■ Given exercise: Which lines hold the word "this"? Copy each of them from the material.

■ Data extracted from a collection:
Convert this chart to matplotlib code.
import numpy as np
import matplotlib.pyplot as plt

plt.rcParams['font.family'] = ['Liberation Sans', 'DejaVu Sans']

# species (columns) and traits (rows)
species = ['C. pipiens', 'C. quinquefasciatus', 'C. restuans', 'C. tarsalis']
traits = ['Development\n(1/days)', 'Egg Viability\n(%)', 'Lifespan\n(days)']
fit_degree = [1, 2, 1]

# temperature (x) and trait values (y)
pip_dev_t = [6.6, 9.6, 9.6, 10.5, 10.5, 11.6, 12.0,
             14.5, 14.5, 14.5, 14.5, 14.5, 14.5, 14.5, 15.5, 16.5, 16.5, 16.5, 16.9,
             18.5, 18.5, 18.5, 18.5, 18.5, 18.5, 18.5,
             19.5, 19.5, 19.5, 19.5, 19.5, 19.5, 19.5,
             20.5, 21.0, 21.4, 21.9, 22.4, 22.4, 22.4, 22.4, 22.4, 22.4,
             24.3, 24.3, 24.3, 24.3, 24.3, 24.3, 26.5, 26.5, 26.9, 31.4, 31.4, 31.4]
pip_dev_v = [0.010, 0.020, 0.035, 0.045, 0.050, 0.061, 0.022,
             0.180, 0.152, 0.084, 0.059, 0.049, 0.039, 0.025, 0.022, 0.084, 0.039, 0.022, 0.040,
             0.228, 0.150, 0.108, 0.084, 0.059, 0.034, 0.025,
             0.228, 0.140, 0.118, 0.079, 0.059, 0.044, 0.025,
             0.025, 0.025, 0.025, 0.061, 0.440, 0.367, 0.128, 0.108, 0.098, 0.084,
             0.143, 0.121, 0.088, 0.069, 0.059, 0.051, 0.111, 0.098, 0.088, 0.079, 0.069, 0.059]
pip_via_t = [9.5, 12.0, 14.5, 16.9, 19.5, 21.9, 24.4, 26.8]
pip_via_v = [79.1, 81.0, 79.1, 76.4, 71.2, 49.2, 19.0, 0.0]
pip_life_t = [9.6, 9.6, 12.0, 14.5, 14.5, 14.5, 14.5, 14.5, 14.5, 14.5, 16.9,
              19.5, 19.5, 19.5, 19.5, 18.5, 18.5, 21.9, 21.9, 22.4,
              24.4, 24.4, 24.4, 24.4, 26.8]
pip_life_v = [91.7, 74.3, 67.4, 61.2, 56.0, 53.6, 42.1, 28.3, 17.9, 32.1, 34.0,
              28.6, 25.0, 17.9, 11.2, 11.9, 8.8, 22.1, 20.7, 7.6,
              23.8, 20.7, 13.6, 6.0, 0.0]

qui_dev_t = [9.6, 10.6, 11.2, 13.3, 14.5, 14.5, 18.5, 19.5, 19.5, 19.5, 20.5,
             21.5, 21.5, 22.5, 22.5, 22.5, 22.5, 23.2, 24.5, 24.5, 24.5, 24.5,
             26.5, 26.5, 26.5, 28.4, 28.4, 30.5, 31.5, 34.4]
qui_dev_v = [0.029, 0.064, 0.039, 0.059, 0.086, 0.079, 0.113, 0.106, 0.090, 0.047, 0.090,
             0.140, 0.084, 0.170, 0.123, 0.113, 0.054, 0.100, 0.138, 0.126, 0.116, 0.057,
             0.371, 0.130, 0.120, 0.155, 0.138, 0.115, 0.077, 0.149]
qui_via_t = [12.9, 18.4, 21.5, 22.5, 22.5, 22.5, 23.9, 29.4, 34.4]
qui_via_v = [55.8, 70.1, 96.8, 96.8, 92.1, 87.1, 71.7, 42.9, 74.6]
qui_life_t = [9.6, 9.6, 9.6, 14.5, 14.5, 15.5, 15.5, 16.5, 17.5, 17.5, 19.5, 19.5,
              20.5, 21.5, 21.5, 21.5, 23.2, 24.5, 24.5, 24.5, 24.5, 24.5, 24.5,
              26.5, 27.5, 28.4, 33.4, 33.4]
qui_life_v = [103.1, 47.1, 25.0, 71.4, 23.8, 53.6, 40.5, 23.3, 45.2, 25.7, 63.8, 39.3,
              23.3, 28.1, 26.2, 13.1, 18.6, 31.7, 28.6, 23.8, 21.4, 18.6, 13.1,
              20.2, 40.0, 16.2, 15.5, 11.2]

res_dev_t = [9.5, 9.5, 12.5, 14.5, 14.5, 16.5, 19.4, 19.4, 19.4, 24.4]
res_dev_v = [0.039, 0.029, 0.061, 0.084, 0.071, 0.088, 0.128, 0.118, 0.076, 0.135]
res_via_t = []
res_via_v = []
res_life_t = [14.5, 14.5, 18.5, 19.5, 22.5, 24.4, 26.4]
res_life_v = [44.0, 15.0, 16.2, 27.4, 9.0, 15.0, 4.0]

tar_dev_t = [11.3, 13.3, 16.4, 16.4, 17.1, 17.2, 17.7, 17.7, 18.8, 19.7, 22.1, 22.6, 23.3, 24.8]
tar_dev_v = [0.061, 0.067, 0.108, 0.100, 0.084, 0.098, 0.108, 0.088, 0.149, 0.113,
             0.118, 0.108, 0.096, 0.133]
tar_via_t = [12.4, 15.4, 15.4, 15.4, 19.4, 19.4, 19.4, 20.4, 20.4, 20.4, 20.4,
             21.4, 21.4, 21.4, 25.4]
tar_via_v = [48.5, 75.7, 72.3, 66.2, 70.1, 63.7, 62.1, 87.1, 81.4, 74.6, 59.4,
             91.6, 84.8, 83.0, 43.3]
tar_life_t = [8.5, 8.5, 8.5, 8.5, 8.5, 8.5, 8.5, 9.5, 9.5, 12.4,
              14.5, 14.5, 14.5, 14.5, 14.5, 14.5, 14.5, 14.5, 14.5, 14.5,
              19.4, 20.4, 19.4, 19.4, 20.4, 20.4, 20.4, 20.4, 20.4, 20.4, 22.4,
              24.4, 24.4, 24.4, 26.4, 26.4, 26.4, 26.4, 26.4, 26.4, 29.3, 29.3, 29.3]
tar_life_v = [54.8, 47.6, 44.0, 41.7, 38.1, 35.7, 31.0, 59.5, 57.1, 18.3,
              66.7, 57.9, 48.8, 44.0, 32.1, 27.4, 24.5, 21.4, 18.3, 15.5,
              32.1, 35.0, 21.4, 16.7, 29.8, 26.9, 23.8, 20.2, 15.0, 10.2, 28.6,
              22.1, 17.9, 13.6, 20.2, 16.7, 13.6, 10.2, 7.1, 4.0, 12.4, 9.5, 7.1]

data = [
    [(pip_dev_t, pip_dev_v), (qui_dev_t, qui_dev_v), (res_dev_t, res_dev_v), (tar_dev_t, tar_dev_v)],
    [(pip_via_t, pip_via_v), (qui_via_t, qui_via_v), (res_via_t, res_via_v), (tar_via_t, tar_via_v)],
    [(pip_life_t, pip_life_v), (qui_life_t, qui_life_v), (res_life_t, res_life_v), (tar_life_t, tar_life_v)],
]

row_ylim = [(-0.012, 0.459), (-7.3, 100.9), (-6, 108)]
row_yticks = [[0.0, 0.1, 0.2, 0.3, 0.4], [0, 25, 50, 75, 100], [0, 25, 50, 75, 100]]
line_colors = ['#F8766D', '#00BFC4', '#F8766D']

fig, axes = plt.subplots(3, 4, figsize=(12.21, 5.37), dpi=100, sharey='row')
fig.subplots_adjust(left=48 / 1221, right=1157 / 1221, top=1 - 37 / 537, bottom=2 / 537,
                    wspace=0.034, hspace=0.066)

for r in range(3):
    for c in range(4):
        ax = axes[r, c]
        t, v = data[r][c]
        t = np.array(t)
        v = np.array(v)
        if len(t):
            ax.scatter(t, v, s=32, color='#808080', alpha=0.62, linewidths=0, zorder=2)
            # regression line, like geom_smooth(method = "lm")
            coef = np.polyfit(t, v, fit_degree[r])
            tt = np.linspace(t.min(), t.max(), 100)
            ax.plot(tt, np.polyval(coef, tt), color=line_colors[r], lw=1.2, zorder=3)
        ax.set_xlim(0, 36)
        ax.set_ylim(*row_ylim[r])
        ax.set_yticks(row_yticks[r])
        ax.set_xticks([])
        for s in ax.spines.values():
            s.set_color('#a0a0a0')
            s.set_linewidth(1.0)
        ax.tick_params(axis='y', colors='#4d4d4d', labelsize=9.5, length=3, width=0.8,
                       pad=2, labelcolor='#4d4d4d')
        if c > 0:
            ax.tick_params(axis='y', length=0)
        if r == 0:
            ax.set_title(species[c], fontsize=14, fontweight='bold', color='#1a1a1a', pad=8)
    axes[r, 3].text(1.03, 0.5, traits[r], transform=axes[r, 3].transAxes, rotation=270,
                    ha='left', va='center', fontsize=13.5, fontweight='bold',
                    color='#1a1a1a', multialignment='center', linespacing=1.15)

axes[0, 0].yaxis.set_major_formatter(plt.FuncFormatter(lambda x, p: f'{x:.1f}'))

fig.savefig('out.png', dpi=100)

--

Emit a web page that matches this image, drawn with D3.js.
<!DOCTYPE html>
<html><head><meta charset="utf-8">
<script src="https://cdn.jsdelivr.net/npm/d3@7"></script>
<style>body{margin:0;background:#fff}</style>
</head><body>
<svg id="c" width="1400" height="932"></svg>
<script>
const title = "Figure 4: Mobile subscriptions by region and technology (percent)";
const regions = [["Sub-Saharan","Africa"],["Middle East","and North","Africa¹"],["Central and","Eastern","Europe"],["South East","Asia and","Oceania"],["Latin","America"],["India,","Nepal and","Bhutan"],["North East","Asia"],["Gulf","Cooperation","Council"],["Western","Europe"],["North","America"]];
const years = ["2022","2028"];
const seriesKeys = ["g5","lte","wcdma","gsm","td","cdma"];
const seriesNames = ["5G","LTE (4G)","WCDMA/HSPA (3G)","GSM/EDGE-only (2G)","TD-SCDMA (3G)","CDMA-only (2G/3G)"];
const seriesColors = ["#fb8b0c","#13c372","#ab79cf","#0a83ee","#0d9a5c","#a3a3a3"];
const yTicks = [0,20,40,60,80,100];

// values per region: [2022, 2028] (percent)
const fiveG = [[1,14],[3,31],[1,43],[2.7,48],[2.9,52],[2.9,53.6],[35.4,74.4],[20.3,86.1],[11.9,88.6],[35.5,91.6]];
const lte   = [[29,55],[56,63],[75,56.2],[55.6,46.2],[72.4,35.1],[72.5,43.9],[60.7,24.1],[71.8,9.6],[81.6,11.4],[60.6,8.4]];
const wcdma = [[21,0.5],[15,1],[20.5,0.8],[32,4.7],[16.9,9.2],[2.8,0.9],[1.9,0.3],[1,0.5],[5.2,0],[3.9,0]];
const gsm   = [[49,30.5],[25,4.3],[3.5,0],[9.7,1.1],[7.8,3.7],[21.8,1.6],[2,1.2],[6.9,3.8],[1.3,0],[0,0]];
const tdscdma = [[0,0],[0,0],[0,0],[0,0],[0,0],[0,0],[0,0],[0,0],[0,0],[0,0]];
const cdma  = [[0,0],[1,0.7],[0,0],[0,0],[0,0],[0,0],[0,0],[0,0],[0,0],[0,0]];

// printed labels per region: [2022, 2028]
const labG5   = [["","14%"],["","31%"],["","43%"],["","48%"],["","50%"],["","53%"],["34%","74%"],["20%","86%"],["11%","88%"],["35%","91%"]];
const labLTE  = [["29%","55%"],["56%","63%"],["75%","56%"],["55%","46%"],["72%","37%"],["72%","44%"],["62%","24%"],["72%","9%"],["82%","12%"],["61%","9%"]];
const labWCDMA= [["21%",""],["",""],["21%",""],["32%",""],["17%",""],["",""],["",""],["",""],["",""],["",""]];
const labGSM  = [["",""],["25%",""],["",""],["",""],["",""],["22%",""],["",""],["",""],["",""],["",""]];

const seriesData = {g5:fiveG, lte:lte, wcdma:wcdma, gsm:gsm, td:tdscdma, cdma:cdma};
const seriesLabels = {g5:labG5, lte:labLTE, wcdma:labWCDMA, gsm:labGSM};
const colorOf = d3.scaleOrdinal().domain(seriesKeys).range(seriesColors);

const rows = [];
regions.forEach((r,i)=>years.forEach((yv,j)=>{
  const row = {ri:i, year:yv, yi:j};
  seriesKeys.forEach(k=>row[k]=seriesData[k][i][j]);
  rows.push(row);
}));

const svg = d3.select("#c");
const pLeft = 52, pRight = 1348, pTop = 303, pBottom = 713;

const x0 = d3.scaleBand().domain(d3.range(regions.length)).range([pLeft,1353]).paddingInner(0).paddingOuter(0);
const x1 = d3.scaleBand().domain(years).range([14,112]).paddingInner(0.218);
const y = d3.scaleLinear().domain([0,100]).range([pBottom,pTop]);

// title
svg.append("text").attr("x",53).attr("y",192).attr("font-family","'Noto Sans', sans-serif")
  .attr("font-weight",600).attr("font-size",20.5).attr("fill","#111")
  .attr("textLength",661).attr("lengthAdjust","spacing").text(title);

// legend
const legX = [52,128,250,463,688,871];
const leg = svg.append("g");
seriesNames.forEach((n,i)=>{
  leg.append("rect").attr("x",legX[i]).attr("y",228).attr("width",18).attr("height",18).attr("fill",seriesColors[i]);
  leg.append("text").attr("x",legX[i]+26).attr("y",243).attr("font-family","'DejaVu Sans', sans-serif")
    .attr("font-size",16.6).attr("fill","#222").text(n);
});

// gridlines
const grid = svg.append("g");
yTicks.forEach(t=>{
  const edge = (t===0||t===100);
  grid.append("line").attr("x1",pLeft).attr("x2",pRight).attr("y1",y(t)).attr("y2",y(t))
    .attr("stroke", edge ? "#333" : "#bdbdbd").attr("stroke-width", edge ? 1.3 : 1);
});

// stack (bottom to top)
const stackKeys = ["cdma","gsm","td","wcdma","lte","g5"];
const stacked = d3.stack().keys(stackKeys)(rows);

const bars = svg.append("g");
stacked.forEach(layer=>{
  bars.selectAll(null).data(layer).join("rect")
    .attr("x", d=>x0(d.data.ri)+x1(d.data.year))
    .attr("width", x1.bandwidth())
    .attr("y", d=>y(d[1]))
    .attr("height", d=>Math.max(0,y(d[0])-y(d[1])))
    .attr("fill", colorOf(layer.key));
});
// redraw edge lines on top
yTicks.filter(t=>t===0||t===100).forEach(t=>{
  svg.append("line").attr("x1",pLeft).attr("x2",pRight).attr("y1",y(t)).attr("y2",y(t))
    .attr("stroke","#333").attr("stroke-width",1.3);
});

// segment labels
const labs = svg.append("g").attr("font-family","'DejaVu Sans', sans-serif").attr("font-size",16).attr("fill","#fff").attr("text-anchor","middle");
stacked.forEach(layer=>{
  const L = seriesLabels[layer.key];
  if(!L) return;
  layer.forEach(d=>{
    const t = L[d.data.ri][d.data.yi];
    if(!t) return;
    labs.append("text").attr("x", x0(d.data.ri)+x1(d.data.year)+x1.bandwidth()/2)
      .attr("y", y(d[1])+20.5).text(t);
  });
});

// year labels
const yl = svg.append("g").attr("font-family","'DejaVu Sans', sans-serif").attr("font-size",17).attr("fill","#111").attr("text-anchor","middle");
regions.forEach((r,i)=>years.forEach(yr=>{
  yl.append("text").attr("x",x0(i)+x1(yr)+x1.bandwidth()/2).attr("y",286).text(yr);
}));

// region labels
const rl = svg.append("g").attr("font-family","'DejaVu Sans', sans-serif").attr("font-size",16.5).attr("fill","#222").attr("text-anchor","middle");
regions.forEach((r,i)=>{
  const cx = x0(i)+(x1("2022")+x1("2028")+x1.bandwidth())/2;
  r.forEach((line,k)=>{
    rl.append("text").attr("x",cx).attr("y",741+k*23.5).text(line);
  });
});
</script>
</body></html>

■ Complete answer:
Convert this chart to matplotlib code.
Emit a web page that matches this image, drawn with D3.js.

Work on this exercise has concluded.